Nick had thought about arguing the point, but what for? He and his father had parted when Nick turned eighteen.
That had changed only the physical distance between them. From his wife’s death on, Latham, always a taciturn man, had pretty much ignored his son. He’d made sure Nick was clothed, fed and schooled; beyond that, he’d paid little attention to him.
After Nick was on his own, their only contact had been an occasional telephone call.
If Carter wanted to lay that off on Nick, use it as an excuse for why his client had let the Triple G move toward compete ruin, so be it.
And, Nick thought as he brought his chair forward and folded his hands on the desk, what did any of that matter now? His father was gone; the Triple G was his, and the only thing he was interested in was getting it ready for sale.
This was hardly a place of happy memories. Why treat it as if it were? Nothing that had happened to him in the years since he’d left Montana had changed his mind about ranches and ranching and the Triple G.
His fans would not have believed it, of course. His agent, his manager, the directors he’d worked with had all helped him cultivate the image of a hard-nosed loner, a modern-day cowboy adrift in a danger-laden urban landscape
.
It sold a lot of tickets. And attracted a lot of women.
Nick’s mouth thinned.
But not anymore.
The accident had changed everything.
He had no interest in women.
Really? his hormones said.
Nick scowled. He supposed he ought to be grateful that he’d had his first boner in months. A sign he was healing physically; it damn well had nothing to do with Lissa Wilde.
As for his attitude toward the ranch…the accident had changed that, too. Not that he’d suddenly developed warm feelings for it. No way. It was just that when it came time to leave the hospital, he’d had a place to go, a place that hardly anybody would ever associate with the Nick Gentry who owned a house in Malibu, a penthouse in Manhattan, a beachfront hideaway on Maui.
That made the ranch the perfect place to dig in until he got his life sorted out.
And, goddammit, why was that important now?
He had a storm to ride out, men and animals to worry about, and where in hell was his cook? His for-one-night-only cook and Christ knew if she could manage even that.

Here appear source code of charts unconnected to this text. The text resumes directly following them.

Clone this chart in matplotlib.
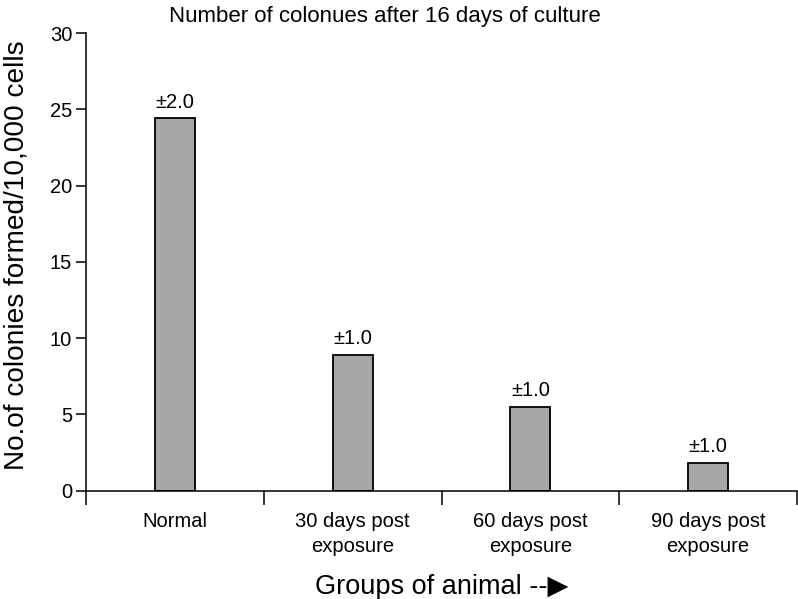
import matplotlib.pyplot as plt
from matplotlib.ticker import FixedLocator

plt.rcParams['font.family'] = ['Liberation Sans', 'DejaVu Sans']

# Data
groups = ["Normal", "30 days post\nexposure", "60 days post\nexposure", "90 days post\nexposure"]
colonies = [24.4, 8.9, 5.5, 1.8]
errors = ["\u00b12.0", "\u00b11.0", "\u00b11.0", "\u00b11.0"]
y_ticks = [0, 5, 10, 15, 20, 25, 30]

fig = plt.figure(figsize=(7.98, 5.99), dpi=100)
ax = fig.add_axes([0.1078, 0.1808, 0.891, 0.764])

x = list(range(len(groups)))
bars = ax.bar(x, colonies, width=0.225, color="#a6a6a6", edgecolor="black", linewidth=1.3)

for b, e in zip(bars, errors):
    ax.annotate(e, (b.get_x() + b.get_width() / 2, b.get_height()),
                xytext=(0, 5), textcoords="offset points",
                ha="center", va="bottom", fontsize=14.5)

ax.set_xlim(-0.5, len(groups) - 0.5)
ax.set_ylim(0, 30)
ax.set_yticks(y_ticks)

# category boundaries as major ticks, labels on minor ticks at bar centres
ax.xaxis.set_major_locator(FixedLocator([i - 0.5 for i in range(len(groups) + 1)]))
ax.xaxis.set_major_formatter(plt.NullFormatter())
ax.xaxis.set_minor_locator(FixedLocator(x))
ax.set_xticklabels(groups, minor=True, fontsize=14.5, linespacing=1.45)
ax.tick_params(axis="x", which="major", length=10, width=1.1, direction="out")
ax.tick_params(axis="x", which="minor", length=0, pad=15)
ax.tick_params(axis="y", length=7, width=1.1, labelsize=14.5, pad=3)

for side in ["top", "right"]:
    ax.spines[side].set_visible(False)
for side in ["left", "bottom"]:
    ax.spines[side].set_linewidth(1.1)

ax.set_ylabel("No.of colonies formed/10,000 cells", fontsize=20.2)
ax.yaxis.set_label_coords(-0.079, 0.514)
ax.set_xlabel("Groups of animal --\u25b6", fontsize=19.5, labelpad=13)
fig.text(0.482, 0.972, "Number of colonues after 16 days of culture",
         ha="center", va="center", fontsize=16)

fig.savefig("out.png", dpi=100)
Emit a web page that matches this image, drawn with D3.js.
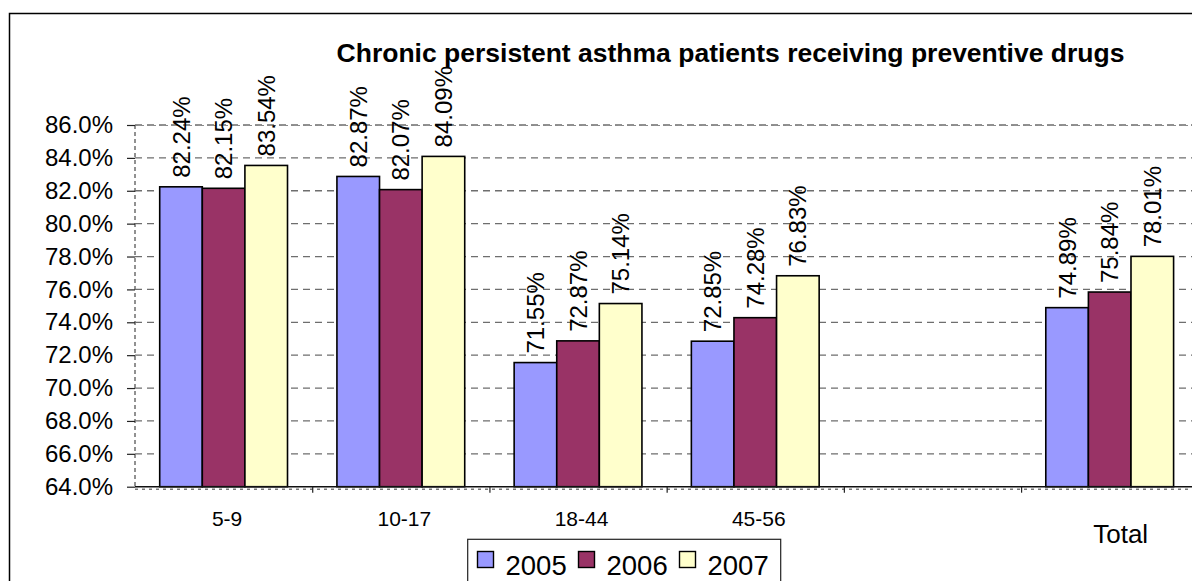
<!DOCTYPE html>
<html>
<head>
<meta charset="utf-8">
<script src="https://cdn.jsdelivr.net/npm/d3@7/dist/d3.min.js"></script>
<style>
  html, body { margin: 0; padding: 0; background: #fff; }
  svg { display: block; font-family: Arial, "Liberation Sans", sans-serif; }
</style>
</head>
<body>
<svg id="chart" width="1192" height="581"></svg>
<script>
// Age groups (the blank slot keeps the gap before the total)
const categories = ["5-9", "10-17", "18-44", "45-56", "", "Total"];
const years = ["2005", "2006", "2007"];
// Share of patients receiving preventive drugs, in percent
const values2005 = [82.24, 82.87, 71.55, 72.85, null, 74.89];
const values2006 = [82.15, 82.07, 72.87, 74.28, null, 75.84];
const values2007 = [83.54, 84.09, 75.14, 76.83, null, 78.01];
const yTicks = [64, 66, 68, 70, 72, 74, 76, 78, 80, 82, 84, 86];
const colors = ["#9999FF", "#993366", "#FFFFCC"];
const title = "Chronic persistent asthma patients receiving preventive drugs";

const series = [values2005, values2006, values2007];

const svg = d3.select("#chart");

// outer chart frame
svg.append("rect")
  .attr("x", 9.5).attr("y", 13.5)
  .attr("width", 1200).attr("height", 600)
  .attr("fill", "#fff").attr("stroke", "#000").attr("stroke-width", 1.5);

const plot = { left: 135, right: 1198.3, top: 125, bottom: 486.7 };

const x = d3.scaleBand().domain(d3.range(categories.length))
  .range([plot.left, plot.right]).paddingInner(0).paddingOuter(0);
const xs = d3.scaleBand().domain(d3.range(years.length))
  .range([0, x.bandwidth()]).paddingInner(0).paddingOuter(0.58);
const y = d3.scaleLinear().domain([64, 86]).range([plot.bottom, plot.top]);

// title
svg.append("text")
  .attr("x", 730.5).attr("y", 62)
  .attr("text-anchor", "middle")
  .attr("font-weight", "bold").attr("font-size", 26.5)
  .text(title);

// horizontal gridlines
svg.append("g").selectAll("line")
  .data(yTicks.filter(t => t > 64))
  .join("line")
  .attr("x1", plot.left).attr("x2", plot.right)
  .attr("y1", d => y(d)).attr("y2", d => y(d))
  .attr("stroke", "#6e6e6e").attr("stroke-width", 1.3)
  .attr("stroke-dasharray", "7,5");

// plot area border on top (dashed gray, overlapping the 86% gridline)
svg.append("line")
  .attr("x1", plot.left).attr("x2", plot.right)
  .attr("y1", plot.top + 0.5).attr("y2", plot.top + 0.5)
  .attr("stroke", "#8a8a8a").attr("stroke-width", 1.2)
  .attr("stroke-dasharray", "3,3");

// y axis: dashed gray line with dark outward ticks
svg.append("line")
  .attr("x1", plot.left).attr("x2", plot.left)
  .attr("y1", plot.top).attr("y2", plot.bottom)
  .attr("stroke", "#6e6e6e").attr("stroke-width", 1.5)
  .attr("stroke-dasharray", "4,3");

const yAxis = d3.axisLeft(y).tickValues(yTicks)
  .tickFormat(d => d3.format(".1f")(d) + "%")
  .tickSize(8).tickPadding(14);
const gy = svg.append("g").attr("transform", `translate(${plot.left},0)`).call(yAxis);
gy.select(".domain").remove();
gy.selectAll(".tick line").attr("stroke", "#222").attr("stroke-width", 1.2);
gy.selectAll(".tick text")
  .attr("font-size", 24).attr("fill", "#000")
  .attr("font-family", "Arial, 'Liberation Sans', sans-serif");

// bars
const groups = svg.append("g").selectAll("g")
  .data(categories.map((c, i) => i))
  .join("g")
  .attr("transform", i => `translate(${x(i)},0)`);

groups.selectAll("rect")
  .data(i => series.map((s, k) => ({ k, v: s[i] })).filter(d => d.v != null))
  .join("rect")
  .attr("x", d => xs(d.k))
  .attr("width", xs.bandwidth())
  .attr("y", d => y(d.v))
  .attr("height", d => plot.bottom - y(d.v))
  .attr("fill", d => colors[d.k])
  .attr("stroke", "#000").attr("stroke-width", 1.6);

// value labels, rotated
groups.selectAll("text.val")
  .data(i => series.map((s, k) => ({ k, v: s[i] })).filter(d => d.v != null))
  .join("text")
  .attr("class", "val")
  .attr("transform", d => `translate(${xs(d.k) + xs.bandwidth() / 2},${y(d.v) - 9}) rotate(-90)`)
  .attr("dy", "0.36em")
  .attr("font-size", 24)
  .text(d => d3.format(".2f")(d.v) + "%");

// x axis line: solid dark line with dashed plot border beneath
svg.append("line")
  .attr("x1", plot.left).attr("x2", plot.right)
  .attr("y1", plot.bottom).attr("y2", plot.bottom)
  .attr("stroke", "#111").attr("stroke-width", 1.5);
svg.append("line")
  .attr("x1", plot.left).attr("x2", plot.right)
  .attr("y1", plot.bottom + 2.5).attr("y2", plot.bottom + 2.5)
  .attr("stroke", "#777").attr("stroke-width", 1.5)
  .attr("stroke-dasharray", "3,4");

const xAxis = d3.axisBottom(d3.scaleLinear().domain([0, categories.length]).range([plot.left, plot.right]))
  .tickValues(d3.range(1, categories.length + 1))
  .tickSize(6).tickFormat("");
const gx = svg.append("g").attr("transform", `translate(0,${plot.bottom})`).call(xAxis);
gx.select(".domain").remove();
gx.selectAll(".tick line").attr("stroke", "#222").attr("stroke-width", 1.2);

// category labels
svg.append("g").selectAll("text")
  .data(categories.map((c, i) => ({ c, i })).filter(d => d.c !== ""))
  .join("text")
  .attr("x", d => x(d.i) + x.bandwidth() / 2 + (d.c === "Total" ? 11 : 3.5))
  .attr("y", d => d.c === "Total" ? 543.3 : 525.7)
  .attr("text-anchor", "middle")
  .attr("font-size", d => d.c === "Total" ? 26 : 21)
  .text(d => d.c);

// legend
const legend = svg.append("g");
legend.append("rect")
  .attr("x", 467.7).attr("y", 539.3)
  .attr("width", 313).attr("height", 60)
  .attr("fill", "#fff").attr("stroke", "#222").attr("stroke-width", 1.2);
const items = legend.selectAll("g.item")
  .data(years.map((yr, k) => ({ yr, k })))
  .join("g").attr("class", "item")
  .attr("transform", d => `translate(${477.5 + d.k * 101},551.5)`);
items.append("rect")
  .attr("width", 16).attr("height", 16)
  .attr("fill", d => colors[d.k]).attr("stroke", "#000").attr("stroke-width", 1.4);
items.append("text")
  .attr("x", 28).attr("y", 23)
  .attr("font-size", 27.5)
  .text(d => d.yr);
</script>
</body>
</html>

As if in response, the ancient grandfather clock in the corner wheezed out the time.
Five-fifteen.
Dinner, the Wilde babe had said, would be at six. Really? She was going to get into the kitchen, find what its freezer and pantry held, put together a meal for a bunch of hungry men in forty-five minutes?
He raised his eyes to the ceiling.
Far as he could tell, she wasn’t even on the move yet.
He’d have heard her. Or maybe not. One thing about old houses. The walls, the floors were made of the thickest tight-grained lumber a rustic sawmill could turn out. And if she’d gone for the room he figured, the one at the ass-end of the hall, he probably wouldn’t hear her stomping around up there at all.
Ten to one that was precisely the room she’d chosen.
The one farthest from his.
Nick rolled back his chair, automatically started to put his feet up on the desk and caught his breath at the sharp pain that radiated from his hip straight down to his ankle. Goddamned bones. And muscles. And tendons. And who knew what else. He’d broken or torn virtually everything that had once made his left leg usable.